As you can imagine, there was a real atmosphere around the place then and diving was off a lot of people's agenda after this incident and no-one was pushing to get into the water again so soon, so we decided to go out on our own again, but this time on the QT. So we got up the next morning at 6am before anyone else was up and went out to do it again. And it ended up being once of the nicest dives we've ever done. Certainly a romantic dive; the two of us getting up before dawn and heading out. We got out to the buoy with absolutely no problems in 5 minutes flat. We dropped down the buoy, with the sun up and it was crystal clear.

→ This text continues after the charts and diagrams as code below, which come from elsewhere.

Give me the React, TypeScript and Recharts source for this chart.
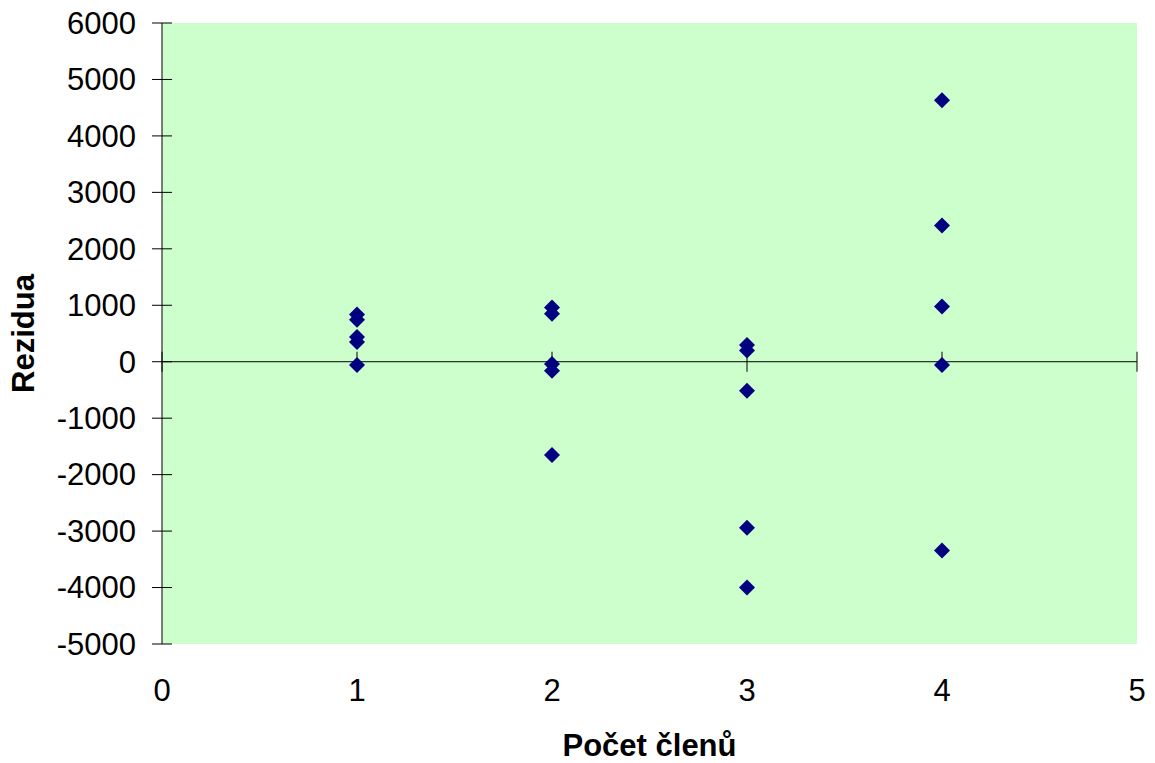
import React from 'react'
import {
	ScatterChart,
	Scatter,
	XAxis,
	YAxis,
	CartesianGrid,
	ReferenceLine,
	Label,
} from 'recharts'

// Residual plot: number of members vs. residuals
const MEMBERS = [1, 1, 1, 1, 1, 2, 2, 2, 2, 2, 3, 3, 3, 3, 3, 4, 4, 4, 4, 4]
const RESIDUALS = [
	838, 744, 438, 349, -60,
	962, 850, -41, -160, -1654,
	296, 200, -514, -2942, -4000,
	4631, 2415, 980, -58, -3344,
]
const X_TICKS = [0, 1, 2, 3, 4, 5]
const Y_TICKS = [-5000, -4000, -3000, -2000, -1000, 0, 1000, 2000, 3000, 4000, 5000, 6000]
const X_TITLE = 'Počet členů'
const Y_TITLE = 'Rezidua'

const data = MEMBERS.map((m, i) => ({ x: m, y: RESIDUALS[i] }))

const FONT = '"Liberation Sans", Arial, sans-serif'
const PLOT_BG = '#ccffcc'
const MARKER = '#000080'

function YTick({ x, y, payload }: any) {
	return (
		<g>
			<line x1={x - 10} x2={x + 10} y1={y} y2={y} stroke="#000" strokeWidth={1} />
			<text x={x - 26} y={y} dy="0.35em" textAnchor="end" fontFamily={FONT} fontSize={31} fill="#000">
				{payload.value}
			</text>
		</g>
	)
}

function XTick({ x, y, payload }: any) {
	return (
		<text x={x} y={y + 46} dy="0.35em" textAnchor="middle" fontFamily={FONT} fontSize={31} fill="#000">
			{payload.value}
		</text>
	)
}

// zero line with crossing tick marks at each x tick
function ZeroLine({ x1, y1, x2 }: any) {
	const lo = X_TICKS[0]
	const hi = X_TICKS[X_TICKS.length - 1]
	return (
		<g>
			<line x1={x1} x2={x2} y1={y1} y2={y1} stroke="#000" strokeWidth={1} />
			{X_TICKS.map((t) => {
				const tx = x1 + ((t - lo) / (hi - lo)) * (x2 - x1)
				return <line key={t} x1={tx} x2={tx} y1={y1 - 10} y2={y1 + 10} stroke="#000" strokeWidth={1} />
			})}
		</g>
	)
}

function Diamond({ cx, cy }: any) {
	const r = 8
	return (
		<polygon
			points={`${cx},${cy - r} ${cx + r},${cy} ${cx},${cy + r} ${cx - r},${cy}`}
			fill={MARKER}
		/>
	)
}

export default function App() {
	return (
		<div style={{ width: 1155, height: 763, background: '#fff' }}>
			<style>{'body{margin:0}'}</style>
			<ScatterChart width={1155} height={763} margin={{ top: 23, right: 18, bottom: 0, left: 0 }}>
				<CartesianGrid fill={PLOT_BG} stroke="none" horizontal={false} vertical={false} />
				<XAxis
					type="number"
					dataKey="x"
					domain={[0, 5]}
					ticks={X_TICKS}
					height={119}
					axisLine={false}
					tickLine={false}
					tickSize={0}
					tickMargin={0}
					tick={<XTick />}
					interval={0}
				>
					<Label
						content={({ viewBox }: any) => (
							<text
								x={viewBox.x + viewBox.width / 2}
								y={756}
								textAnchor="middle"
								fontFamily={FONT}
								fontSize={31}
								fontWeight="bold"
								fill="#000"
							>
								{X_TITLE}
							</text>
						)}
					/>
				</XAxis>
				<YAxis
					type="number"
					dataKey="y"
					domain={[-5000, 6000]}
					ticks={Y_TICKS}
					width={162}
					axisLine={{ stroke: '#000', strokeWidth: 1 }}
					tickLine={false}
					tickSize={0}
					tickMargin={0}
					tick={<YTick />}
					interval={0}
				>
					<Label
						content={({ viewBox }: any) => {
							const cy = viewBox.y + viewBox.height / 2
							return (
								<text
									x={23}
									y={cy}
									transform={`rotate(-90, 23, ${cy})`}
									dy="0.35em"
									textAnchor="middle"
									fontFamily={FONT}
									fontSize={31}
									fontWeight="bold"
									fill="#000"
								>
									{Y_TITLE}
								</text>
							)
						}}
					/>
				</YAxis>
				<ReferenceLine y={0} shape={<ZeroLine />} />
				<Scatter data={data} shape={<Diamond />} isAnimationActive={false} />
			</ScatterChart>
		</div>
	)
}
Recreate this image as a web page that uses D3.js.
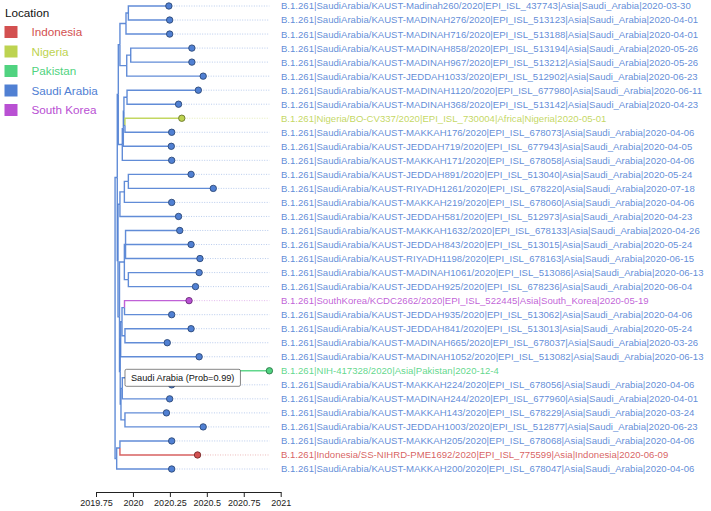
<!DOCTYPE html>
<html>
<head>
<meta charset="utf-8">
<script src="https://cdn.jsdelivr.net/npm/d3@7"></script>
<style>
html,body{margin:0;padding:0;background:#fff;}
svg{display:block;font-family:"Liberation Sans",Arial,Helvetica,sans-serif;}
</style>
</head>
<body>
<svg id="chart" width="711" height="511"></svg>
<script>
// ---------- DATA ----------
const locations = ["Indonesia", "Nigeria", "Pakistan", "Saudi Arabia", "South Korea"];
const locationHues = [0, 70, 142, 218, 288];

const tipLabels = [
  "B.1.261|SaudiArabia/KAUST-Madinah260/2020|EPI_ISL_437743|Asia|Saudi_Arabia|2020-03-30",
  "B.1.261|SaudiArabia/KAUST-MADINAH276/2020|EPI_ISL_513123|Asia|Saudi_Arabia|2020-04-01",
  "B.1.261|SaudiArabia/KAUST-MADINAH716/2020|EPI_ISL_513188|Asia|Saudi_Arabia|2020-04-01",
  "B.1.261|SaudiArabia/KAUST-MADINAH858/2020|EPI_ISL_513194|Asia|Saudi_Arabia|2020-05-26",
  "B.1.261|SaudiArabia/KAUST-MADINAH967/2020|EPI_ISL_513212|Asia|Saudi_Arabia|2020-05-26",
  "B.1.261|SaudiArabia/KAUST-JEDDAH1033/2020|EPI_ISL_512902|Asia|Saudi_Arabia|2020-06-23",
  "B.1.261|SaudiArabia/KAUST-MADINAH1120/2020|EPI_ISL_677980|Asia|Saudi_Arabia|2020-06-11",
  "B.1.261|SaudiArabia/KAUST-MADINAH368/2020|EPI_ISL_513142|Asia|Saudi_Arabia|2020-04-23",
  "B.1.261|Nigeria/BO-CV337/2020|EPI_ISL_730004|Africa|Nigeria|2020-05-01",
  "B.1.261|SaudiArabia/KAUST-MAKKAH176/2020|EPI_ISL_678073|Asia|Saudi_Arabia|2020-04-06",
  "B.1.261|SaudiArabia/KAUST-JEDDAH719/2020|EPI_ISL_677943|Asia|Saudi_Arabia|2020-04-05",
  "B.1.261|SaudiArabia/KAUST-MAKKAH171/2020|EPI_ISL_678058|Asia|Saudi_Arabia|2020-04-06",
  "B.1.261|SaudiArabia/KAUST-JEDDAH891/2020|EPI_ISL_513040|Asia|Saudi_Arabia|2020-05-24",
  "B.1.261|SaudiArabia/KAUST-RIYADH1261/2020|EPI_ISL_678220|Asia|Saudi_Arabia|2020-07-18",
  "B.1.261|SaudiArabia/KAUST-MAKKAH219/2020|EPI_ISL_678060|Asia|Saudi_Arabia|2020-04-06",
  "B.1.261|SaudiArabia/KAUST-JEDDAH581/2020|EPI_ISL_512973|Asia|Saudi_Arabia|2020-04-23",
  "B.1.261|SaudiArabia/KAUST-MAKKAH1632/2020|EPI_ISL_678133|Asia|Saudi_Arabia|2020-04-26",
  "B.1.261|SaudiArabia/KAUST-JEDDAH843/2020|EPI_ISL_513015|Asia|Saudi_Arabia|2020-05-24",
  "B.1.261|SaudiArabia/KAUST-RIYADH1198/2020|EPI_ISL_678163|Asia|Saudi_Arabia|2020-06-15",
  "B.1.261|SaudiArabia/KAUST-MADINAH1061/2020|EPI_ISL_513086|Asia|Saudi_Arabia|2020-06-13",
  "B.1.261|SaudiArabia/KAUST-JEDDAH925/2020|EPI_ISL_678236|Asia|Saudi_Arabia|2020-06-04",
  "B.1.261|SouthKorea/KCDC2662/2020|EPI_ISL_522445|Asia|South_Korea|2020-05-19",
  "B.1.261|SaudiArabia/KAUST-JEDDAH935/2020|EPI_ISL_513062|Asia|Saudi_Arabia|2020-04-06",
  "B.1.261|SaudiArabia/KAUST-JEDDAH841/2020|EPI_ISL_513013|Asia|Saudi_Arabia|2020-05-24",
  "B.1.261|SaudiArabia/KAUST-MADINAH665/2020|EPI_ISL_678037|Asia|Saudi_Arabia|2020-03-26",
  "B.1.261|SaudiArabia/KAUST-MADINAH1052/2020|EPI_ISL_513082|Asia|Saudi_Arabia|2020-06-13",
  "B.1.261|NIH-417328/2020|Asia|Pakistan|2020-12-4",
  "B.1.261|SaudiArabia/KAUST-MAKKAH224/2020|EPI_ISL_678056|Asia|Saudi_Arabia|2020-04-06",
  "B.1.261|SaudiArabia/KAUST-MADINAH244/2020|EPI_ISL_677960|Asia|Saudi_Arabia|2020-04-01",
  "B.1.261|SaudiArabia/KAUST-MAKKAH143/2020|EPI_ISL_678229|Asia|Saudi_Arabia|2020-03-24",
  "B.1.261|SaudiArabia/KAUST-JEDDAH1003/2020|EPI_ISL_512877|Asia|Saudi_Arabia|2020-06-23",
  "B.1.261|SaudiArabia/KAUST-MAKKAH205/2020|EPI_ISL_678068|Asia|Saudi_Arabia|2020-04-06",
  "B.1.261|Indonesia/SS-NIHRD-PME1692/2020|EPI_ISL_775599|Asia|Indonesia|2020-06-09",
  "B.1.261|SaudiArabia/KAUST-MAKKAH200/2020|EPI_ISL_678047|Asia|Saudi_Arabia|2020-04-06"
];
const tipDates = [
  "2020-03-30","2020-04-01","2020-04-01","2020-05-26","2020-05-26","2020-06-23","2020-06-11","2020-04-23",
  "2020-05-01","2020-04-06","2020-04-05","2020-04-06","2020-05-24","2020-07-18","2020-04-06","2020-04-23",
  "2020-04-26","2020-05-24","2020-06-15","2020-06-13","2020-06-04","2020-05-19","2020-04-06","2020-05-24",
  "2020-03-26","2020-06-13","2020-12-04","2020-04-06","2020-04-01","2020-03-24","2020-06-23","2020-04-06",
  "2020-06-09","2020-04-06"
];
const tipLocations = [
  "Saudi Arabia","Saudi Arabia","Saudi Arabia","Saudi Arabia","Saudi Arabia","Saudi Arabia","Saudi Arabia","Saudi Arabia",
  "Nigeria","Saudi Arabia","Saudi Arabia","Saudi Arabia","Saudi Arabia","Saudi Arabia","Saudi Arabia","Saudi Arabia",
  "Saudi Arabia","Saudi Arabia","Saudi Arabia","Saudi Arabia","Saudi Arabia","South Korea","Saudi Arabia","Saudi Arabia",
  "Saudi Arabia","Saudi Arabia","Pakistan","Saudi Arabia","Saudi Arabia","Saudi Arabia","Saudi Arabia","Saudi Arabia",
  "Indonesia","Saudi Arabia"
];
// internal nodes: id, decimal-year time, children (tips are "t<index>")
const nodeIds = ["n1","n2","n3","n4","A","n5","n6","n7","n8","B","T","n9","n10","M1","n11","n12","M2",
  "n13","n14","n15","M3","n16","n17","n18","M4","M34","Mrest","Mid","P","n19","Q","R"];
const nodeTimes = [2019.969,2019.953,2019.985,2019.958,2019.912,2019.960,2019.946,2019.939,2019.935,2019.928,2019.901,
  2019.969,2019.942,2019.912,2019.950,2019.969,2019.942,
  2019.943,2019.946,2019.926,2019.917,2019.953,2019.928,2019.946,2019.919,2019.914,2019.909,2019.899,2019.894,
  2019.912,2019.890,2019.879];
const nodeChildren = [["t0","t1"],["n1","t2"],["t3","t4"],["n3","t5"],["n2","n4"],["t6","t7"],["t8","t9"],["n5","n6"],
  ["n7","t10"],["n8","t11"],["A","B"],["t12","t13"],["n9","t14"],["n10","t15"],["t16","t17","t18"],["t19","t20"],
  ["n11","n12"],["t21","t22"],["t23","t24"],["n13","n14"],["n15","t25"],["t26","t27"],["n16","t28"],["t29","t30"],
  ["n17","n18"],["M3","M4"],["M2","M34"],["M1","Mrest"],["T","Mid"],["t31","t32"],["n19","t33"],["P","Q"]];
const nodeLabelNode = "n16";
const nodeLabelText = "Saudi Arabia (Prob=0.99)";
const axisTicks = [2019.75, 2020, 2020.25, 2020.5, 2020.75, 2021];
const legendTitle = "Location";

// ---------- SCALES ----------
const color = d3.scaleOrdinal().domain(locations)
  .range(locationHues.map(h => d3.hsl(h, 0.6, 0.57).formatHex()));

function decYear(s) {
  const [y, m, d] = s.split("-").map(Number);
  const start = Date.UTC(y, 0, 1), end = Date.UTC(y + 1, 0, 1);
  return y + (Date.UTC(y, m - 1, d) - start) / (end - start);
}

const x = d3.scaleLinear().domain([2019.75, 2021]).range([96, 280.7]);
const y = d3.scaleLinear().domain([0, tipLabels.length - 1]).range([6, 469]);

// ---------- LAYOUT ----------
const pos = {};
tipLabels.forEach((l, i) => {
  pos["t" + i] = { x: x(decYear(tipDates[i])), y: y(i), loc: tipLocations[i] };
});
nodeIds.forEach((id, k) => {
  const ch = nodeChildren[k].map(c => pos[c]);
  pos[id] = { x: x(nodeTimes[k]), y: d3.mean(ch, c => c.y), loc: "Saudi Arabia" };
});

const svg = d3.select("#chart");
const maxX = d3.max(tipDates, d => x(decYear(d)));

// dotted alignment lines
const gDot = svg.append("g");
tipLabels.forEach((l, i) => {
  const p = pos["t" + i];
  gDot.append("line").attr("x1", p.x).attr("x2", maxX).attr("y1", p.y).attr("y2", p.y)
    .attr("stroke", color(p.loc)).attr("stroke-opacity", 0.5).attr("stroke-width", 0.8)
    .attr("stroke-dasharray", "1,1.5");
});

// branches
const edges = [];
nodeIds.forEach((id, k) => {
  nodeChildren[k].forEach(c => edges.push({ p: pos[id], c: pos[c] }));
});
edges.sort((a, b) => (a.c.loc === "Saudi Arabia" ? 0 : 1) - (b.c.loc === "Saudi Arabia" ? 0 : 1));
svg.append("g").selectAll("path").data(edges).join("path")
  .attr("d", e => `M${e.p.x},${e.p.y}V${e.c.y}H${e.c.x}`)
  .attr("fill", "none").attr("stroke", e => color(e.c.loc)).attr("stroke-width", 1.4)
  .attr("stroke-opacity", 0.9);

// tip points
svg.append("g").selectAll("circle").data(tipLabels.map((l, i) => pos["t" + i])).join("circle")
  .attr("cx", d => d.x).attr("cy", d => d.y).attr("r", 3.2)
  .attr("fill", d => color(d.loc)).attr("stroke", d => d3.color(color(d.loc)).darker(1.6))
  .attr("stroke-width", 0.9);

// tip labels
svg.append("g").selectAll("text").data(tipLabels).join("text")
  .attr("x", maxX + 11.5).attr("y", (d, i) => pos["t" + i].y).attr("dy", "0.36em")
  .attr("font-size", 9.6).attr("fill", (d, i) => color(tipLocations[i])).attr("fill-opacity", 0.9)
  .text(d => d);

// node label
const nl = pos[nodeLabelNode];
const gl = svg.append("g");
const lt = gl.append("text").attr("x", nl.x + 5).attr("y", nl.y).attr("dy", "0.35em")
  .attr("font-size", 9.2).attr("fill", "#111").text(nodeLabelText);
const bb = lt.node().getBBox();
gl.insert("rect", "text").attr("x", nl.x - 1).attr("y", nl.y - 8.5).attr("width", bb.width + 12).attr("height", 17)
  .attr("rx", 1.5).attr("fill", "#fff").attr("stroke", "#333").attr("stroke-width", 0.6);

// axis
const ax = svg.append("g").attr("transform", "translate(0,492)")
  .call(d3.axisBottom(x).tickValues(axisTicks).tickFormat(d => String(d)).tickSize(5).tickSizeOuter(0));
ax.select(".domain").attr("stroke", "#222");
ax.selectAll(".tick line").attr("stroke", "#222");
ax.selectAll(".tick text").attr("font-size", 9).attr("fill", "#222")
  .attr("font-family", "\"Liberation Sans\",Arial,Helvetica,sans-serif");

// legend
const lg = svg.append("g");
lg.append("text").attr("x", 5).attr("y", 16.5).attr("font-size", 11.7).attr("fill", "#111").text(legendTitle);
locations.forEach((loc, i) => {
  const yy = 26 + i * 19.5;
  lg.append("rect").attr("x", 4.5).attr("y", yy).attr("width", 13).attr("height", 12).attr("fill", color(loc));
  lg.append("text").attr("x", 31.5).attr("y", yy + 10).attr("font-size", 11.7).attr("fill", color(loc)).text(loc);
});
</script>
</body>
</html>
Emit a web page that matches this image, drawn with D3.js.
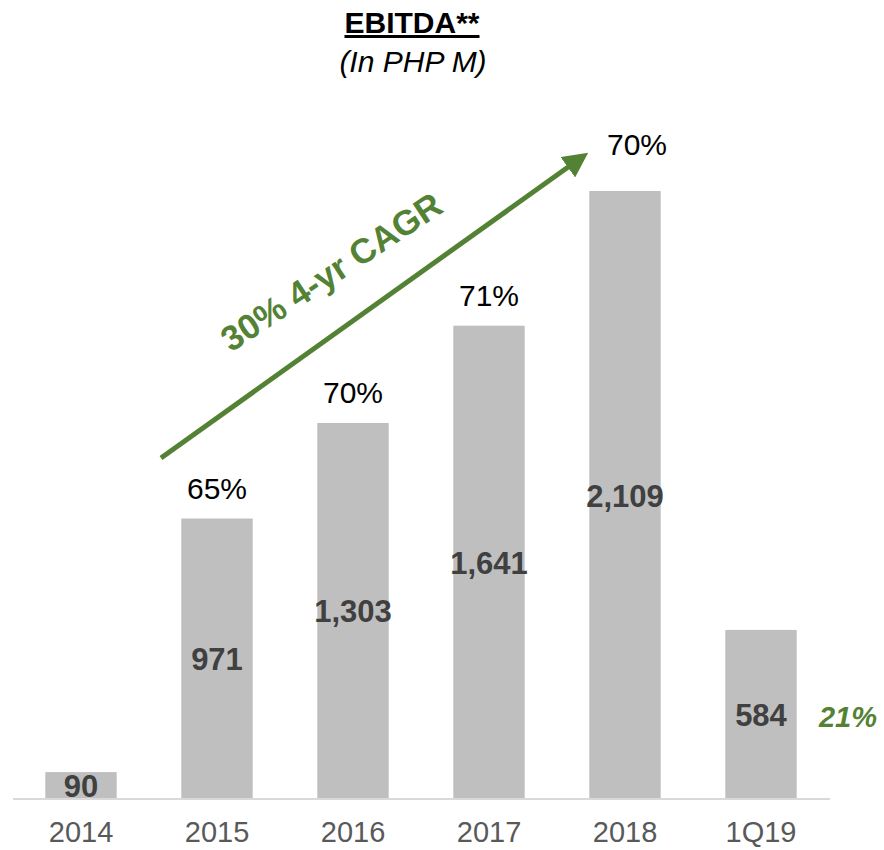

We dropped down the chain, through the kelp.

I loved it because to me it felt like how a bird must feel flying through the canopy of a forest.

We decided to swim to the wreck of a Jumbo jet that was there so after we touched down on the bottom (narrowly avoiding a scorpion fish at the bottom of the buoy chain which Tri spotted!) we then swam about 100 metres through the kelp. I think we were at about 28 metres at the bottom of the chain and the jumbo jet was resting at about 35 metres so we knew we would be pushing it a little to get out and back before we ascended because we only had a single tank each.

We got really cold as we hit the edge of the shelf and dropped down through the kelp, still looking for the Jumbo and then suddenly there it was. It was an eerie feeling because the kelp just sort of parted and suddenly we found ourselves swimming into a jet engine housing, almost as big as this room, right in front of us. We skirted around the jet a bit, but of course it was huge and we didn't have time to get all the way to the tail, which was pointing further out to sea, because that would have taken us another 20-30 metres out, which then has to be swum back of course. So we just had time to have a quick swim around the nose and the front of the fuselage and then came straight back in to the bottom of the chain and sat there for about 10 minutes before beginning a controlled ascent.

Kelp Close-up Giant Kelp Fronts
Photo: NOAA Photo Library

We came out of it thinking: What had felt like the most perilous dive the day before had been replaced with one of the most tarzan-film kind of moments in an underwater jungle scene, where you just had all this kelp and the wreckage of a jumbo jet nestled among it, all surrounded by beautiful sea life like parrot fish.

The kelp was just incredible; the amazing thing about it is that it defies gravity - it's stem at the bottom is almost the same thickness all the way up to about a metre from the tip and about the thickness of a bamboo cane. It grows to about 20 metres in height and there's just so much of it. I loved it because to me it felt like how a bird must feel flying through the canopy of a forest. It was also great to hover amongst the canopy which no human would be able to do on land. At that time the currents were so gentle that the kelp moved much the same way as the top branches of trees in the jungle would move in a light breeze.